Private spending, which accounted for just 35 per cent of China's gross domestic product in 2006 – by far the lowest of any major world economy – has barely risen to 36 per cent today, according to International Monetary Fund figures. Consumers in China are also more reluctant than in the West to borrow money for luxuries, with less than 1 per cent of urban Chinese using consumer loans to purchase consumer goods. Chinese save between 25 per cent and 50 per cent of their income. That leaves a lot less money to spend at the mall.

"Sometimes tour groups come here from [nearby cities]Guangzhou or Shenzhen," said Hu Xiaocui, a bored ticket taker at the Teletubbies playroom that is the only functioning business on the mall's third floor. "But they don't show them the empty parts."

Only 47 of an astonishing 2,350 retail spaces are filled, the most successful businesses being McDonalds and KFC restaurants near the mall's front entrance. Fast-food wrappers and empty paper cups litter ghostly hallways in other parts of the complex. The elevators and lights are switched off, and voices echo off atrium ceilings four storeys high.

"We only sweep near the Teletubbies playroom. The other floors – what's the point?" laughed a member of the cleaning staff. "No one ever did any shopping here, even when there were stores. It was too expensive."

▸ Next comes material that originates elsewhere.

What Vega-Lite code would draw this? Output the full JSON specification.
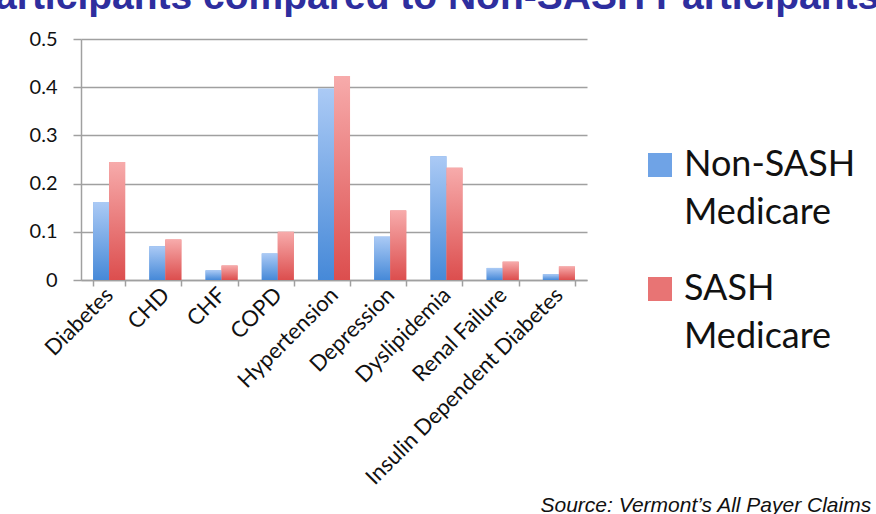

The most curious thing about the New South China Mall is that it's far from unique. Largely empty megamalls are an increasingly common sight in cities around China. More are being built, even as millions of square metres of retail space already sit empty.

In the trendy Sanlitun neighbourhood of Beijing, five shopping complexes sit within two square kilometres. While they haven't had Dongguan's problems in attracting tenants, shoppers aren't following the brand names to Sanlitun, which is one of the wealthiest enclaves in China. In the upscale Village North mall – which hosts Versace, Longchamp and Emporio Armani stores – the occasional shoppers are outnumbered by phalanxes of bored employees. The 14 towers of the even newer Sanlitun Soho project sit mostly empty just two blocks away, while Pacific Century Place department store, another block east and once the area's trendiest place to shop, will shut its doors next month.

"These malls are built by property developers, not retailers. They're not looking at the market or market demands. There's an 'if-we-build-it-they-will-come' attitude," said Matthew Crabbe, co-founder of the Access Asia market research group.





Even by China's standards, the New South China Mall was particularly ill-conceived. A high-end shopping destination was always a stretch for Dongguan, a factory city of six million people in southern Guangdong province that relies on low-cost labour imported from other parts of China. Just past its fifth birthday, the mall's exterior paint is already starting to peel off its faux European architecture. Rivers of rust streak down from the railings of the emergency exit staircases.

An employee in the promotions section of Sanyuan Yinghui Investment and Development Co. Ltd (the company that manages the property on behalf of developer Beida Resources Group) said it was "not convenient" to talk about why so much of the mall sits vacant. "The staff has changed many times since the beginning. I have no idea why they chose Dongguan [as a location]" said the employee, who would only give his family name, Tang. "I have no idea what the original plan was."

Whatever happened, it seems few lessons were learned from the debacle of the South China Mall. Across a narrow street from the complex's back entrance, machines dig at the dirt on another Beida Resources mega-project.

"Acme River Bank Villa" a sign on the surrounding fence reads, followed by an aptly mistranslated slogan. "Luxury is specious."